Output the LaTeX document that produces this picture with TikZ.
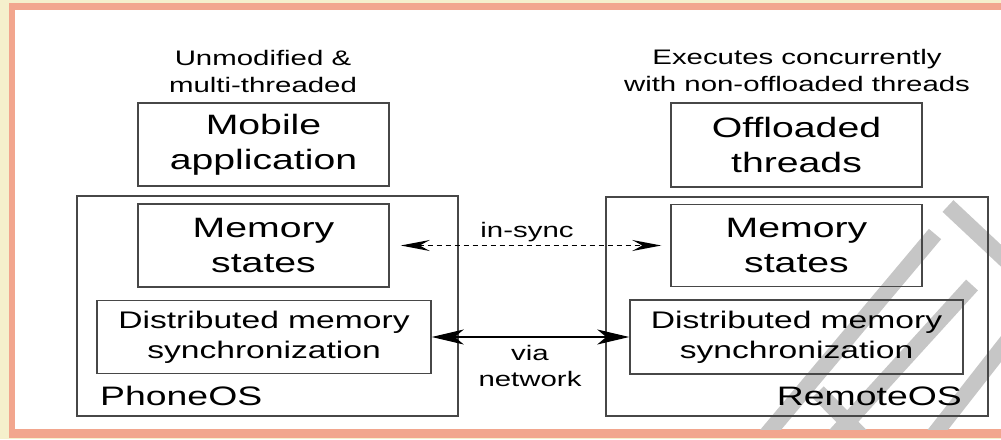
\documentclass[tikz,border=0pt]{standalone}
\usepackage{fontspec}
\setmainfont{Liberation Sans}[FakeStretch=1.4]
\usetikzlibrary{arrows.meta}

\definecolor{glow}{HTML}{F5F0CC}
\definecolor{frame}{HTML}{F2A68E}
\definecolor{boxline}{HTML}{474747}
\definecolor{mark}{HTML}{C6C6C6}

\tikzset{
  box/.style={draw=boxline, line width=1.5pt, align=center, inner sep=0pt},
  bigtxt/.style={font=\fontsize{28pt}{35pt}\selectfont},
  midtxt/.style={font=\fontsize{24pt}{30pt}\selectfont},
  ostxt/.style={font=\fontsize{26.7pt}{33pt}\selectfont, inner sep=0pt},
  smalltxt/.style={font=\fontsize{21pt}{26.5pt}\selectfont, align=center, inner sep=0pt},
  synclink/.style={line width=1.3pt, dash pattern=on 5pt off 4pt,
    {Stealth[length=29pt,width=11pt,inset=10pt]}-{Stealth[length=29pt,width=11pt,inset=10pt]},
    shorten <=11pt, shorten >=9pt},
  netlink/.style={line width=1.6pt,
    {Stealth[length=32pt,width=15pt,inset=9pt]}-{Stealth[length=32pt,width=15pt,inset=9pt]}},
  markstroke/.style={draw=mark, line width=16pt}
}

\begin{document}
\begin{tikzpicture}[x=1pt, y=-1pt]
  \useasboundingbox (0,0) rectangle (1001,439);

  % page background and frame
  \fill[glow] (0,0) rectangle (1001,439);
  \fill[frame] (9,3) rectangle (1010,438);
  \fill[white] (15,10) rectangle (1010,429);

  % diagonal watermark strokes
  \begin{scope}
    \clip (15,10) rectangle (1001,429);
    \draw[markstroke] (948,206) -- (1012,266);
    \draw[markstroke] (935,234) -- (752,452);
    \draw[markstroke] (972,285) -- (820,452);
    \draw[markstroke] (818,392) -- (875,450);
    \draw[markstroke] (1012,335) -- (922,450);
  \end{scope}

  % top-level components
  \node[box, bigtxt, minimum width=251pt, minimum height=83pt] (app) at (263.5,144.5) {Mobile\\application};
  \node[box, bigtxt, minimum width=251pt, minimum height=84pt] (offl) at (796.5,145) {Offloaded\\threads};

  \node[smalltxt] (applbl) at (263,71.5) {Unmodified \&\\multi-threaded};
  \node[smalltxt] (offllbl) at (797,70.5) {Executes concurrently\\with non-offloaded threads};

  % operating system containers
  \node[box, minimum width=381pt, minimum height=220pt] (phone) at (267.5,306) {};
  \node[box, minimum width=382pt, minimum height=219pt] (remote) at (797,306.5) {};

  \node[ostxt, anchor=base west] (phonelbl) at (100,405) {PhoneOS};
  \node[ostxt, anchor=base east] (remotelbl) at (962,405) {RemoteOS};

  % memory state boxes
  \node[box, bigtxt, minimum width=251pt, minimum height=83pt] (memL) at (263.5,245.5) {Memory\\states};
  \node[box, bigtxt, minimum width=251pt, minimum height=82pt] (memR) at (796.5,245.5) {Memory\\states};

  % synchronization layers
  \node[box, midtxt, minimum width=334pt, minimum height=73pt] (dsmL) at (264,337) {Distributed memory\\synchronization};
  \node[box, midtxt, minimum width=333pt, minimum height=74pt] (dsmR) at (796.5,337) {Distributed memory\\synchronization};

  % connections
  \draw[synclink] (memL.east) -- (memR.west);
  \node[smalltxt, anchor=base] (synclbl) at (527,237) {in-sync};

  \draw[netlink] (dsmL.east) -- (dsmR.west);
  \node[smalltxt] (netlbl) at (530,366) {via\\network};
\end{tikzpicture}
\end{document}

:: GOAL ::
Using the data above, print every line exactly, omitting pictures.

:: ANSWER TO THE EXERCISE ::
Output the LaTeX document that produces this picture with TikZ.
\documentclass[tikz,border=0pt]{standalone}
\usepackage{fontspec}
\setmainfont{Liberation Sans}[FakeStretch=1.4]
\usetikzlibrary{arrows.meta}

\definecolor{glow}{HTML}{F5F0CC}
\definecolor{frame}{HTML}{F2A68E}
\definecolor{boxline}{HTML}{474747}
\definecolor{mark}{HTML}{C6C6C6}

\tikzset{
  box/.style={draw=boxline, line width=1.5pt, align=center, inner sep=0pt},
  bigtxt/.style={font=\fontsize{28pt}{35pt}\selectfont},
  midtxt/.style={font=\fontsize{24pt}{30pt}\selectfont},
  ostxt/.style={font=\fontsize{26.7pt}{33pt}\selectfont, inner sep=0pt},
  smalltxt/.style={font=\fontsize{21pt}{26.5pt}\selectfont, align=center, inner sep=0pt},
  synclink/.style={line width=1.3pt, dash pattern=on 5pt off 4pt,
    {Stealth[length=29pt,width=11pt,inset=10pt]}-{Stealth[length=29pt,width=11pt,inset=10pt]},
    shorten <=11pt, shorten >=9pt},
  netlink/.style={line width=1.6pt,
    {Stealth[length=32pt,width=15pt,inset=9pt]}-{Stealth[length=32pt,width=15pt,inset=9pt]}},
  markstroke/.style={draw=mark, line width=16pt}
}

\begin{document}
\begin{tikzpicture}[x=1pt, y=-1pt]
  \useasboundingbox (0,0) rectangle (1001,439);

  % page background and frame
  \fill[glow] (0,0) rectangle (1001,439);
  \fill[frame] (9,3) rectangle (1010,438);
  \fill[white] (15,10) rectangle (1010,429);

  % diagonal watermark strokes
  \begin{scope}
    \clip (15,10) rectangle (1001,429);
    \draw[markstroke] (948,206) -- (1012,266);
    \draw[markstroke] (935,234) -- (752,452);
    \draw[markstroke] (972,285) -- (820,452);
    \draw[markstroke] (818,392) -- (875,450);
    \draw[markstroke] (1012,335) -- (922,450);
  \end{scope}

  % top-level components
  \node[box, bigtxt, minimum width=251pt, minimum height=83pt] (app) at (263.5,144.5) {Mobile\\application};
  \node[box, bigtxt, minimum width=251pt, minimum height=84pt] (offl) at (796.5,145) {Offloaded\\threads};

  \node[smalltxt] (applbl) at (263,71.5) {Unmodified \&\\multi-threaded};
  \node[smalltxt] (offllbl) at (797,70.5) {Executes concurrently\\with non-offloaded threads};

  % operating system containers
  \node[box, minimum width=381pt, minimum height=220pt] (phone) at (267.5,306) {};
  \node[box, minimum width=382pt, minimum height=219pt] (remote) at (797,306.5) {};

  \node[ostxt, anchor=base west] (phonelbl) at (100,405) {PhoneOS};
  \node[ostxt, anchor=base east] (remotelbl) at (962,405) {RemoteOS};

  % memory state boxes
  \node[box, bigtxt, minimum width=251pt, minimum height=83pt] (memL) at (263.5,245.5) {Memory\\states};
  \node[box, bigtxt, minimum width=251pt, minimum height=82pt] (memR) at (796.5,245.5) {Memory\\states};

  % synchronization layers
  \node[box, midtxt, minimum width=334pt, minimum height=73pt] (dsmL) at (264,337) {Distributed memory\\synchronization};
  \node[box, midtxt, minimum width=333pt, minimum height=74pt] (dsmR) at (796.5,337) {Distributed memory\\synchronization};

  % connections
  \draw[synclink] (memL.east) -- (memR.west);
  \node[smalltxt, anchor=base] (synclbl) at (527,237) {in-sync};

  \draw[netlink] (dsmL.east) -- (dsmR.west);
  \node[smalltxt] (netlbl) at (530,366) {via\\network};
\end{tikzpicture}
\end{document}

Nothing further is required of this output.